Quand le gouvernement russe provoqua l’explosion par ses mesures sur le recrutement, lord John écrivit à lord Napier, l’ambassadeur anglais en Russie : « Aucun raisonnement ne peut donner le droit de changer la conscription en proscription, de condamner des hommes au service militaire parce qu’ils sont soupçonnés de projets révolutionnaires. » (11 février 1863.) M. de Bismarck parut éprouver une grande frayeur en face de l’insurrection polonaise ; après avoir songé un moment à faire occuper le royaume par des troupes allemandes, il aima mieux profiter des circonstances pour contracter une alliance russe indissoluble, et, en même temps qu’il parlait à l’ambassadeur anglais, sir A. Buchanan, de la défaite probable des Russes, il conclut une convention avec la Russie. La France ne se tirait qu’assez difficilement des liens qu’elle avait commencé à nouer avec cette puissance. Lord Russell sentit le besoin d’agir seul, le cabinet français affectant encore de considérer les difficultés polonaises comme tenant simplement à des mesures, d’administration intérieurs, et, désirant peser d’abord sur la Prusse, il résolut de s’en prendre au grand coupable (le mot est de lord Cowley, dépêche du 16 mars 1863).

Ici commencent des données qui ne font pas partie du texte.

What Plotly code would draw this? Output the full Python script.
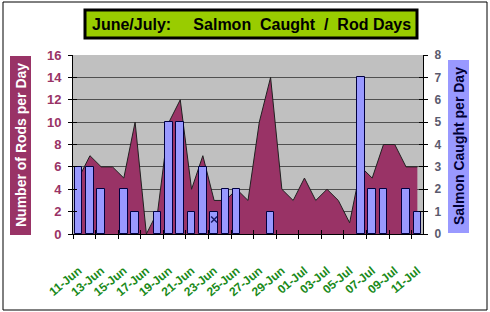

« La Russie, écrivait-il le 17 mars à lord Bloomfield en rendant compte d’une conversation avec le comte Apponyi, ne peut gouverner la Pologne que de deux manières. L’une était celle de l’empereur Nicolas : la tenir subjuguée et dégradée, détruire sa langue, la contraindre par la force à changer sa religion. Ces moyens répugnent à toutes les notions de justice et de clémence. L’autre était celle d’Alexandre Ier : la protéger contre la haine et la vengeance des Russes en lui donnant la garantie des institutions populaires et d’une administration locale tout à fait distincte de celle de la Russie.

  1. On trouvera le récit détaillé de tout ce qui concerne la question polonaise et la question des duchés dans les remarquables Études de diplomatie contemporaine de M. Julian Klaczko, qui ont paru ici même.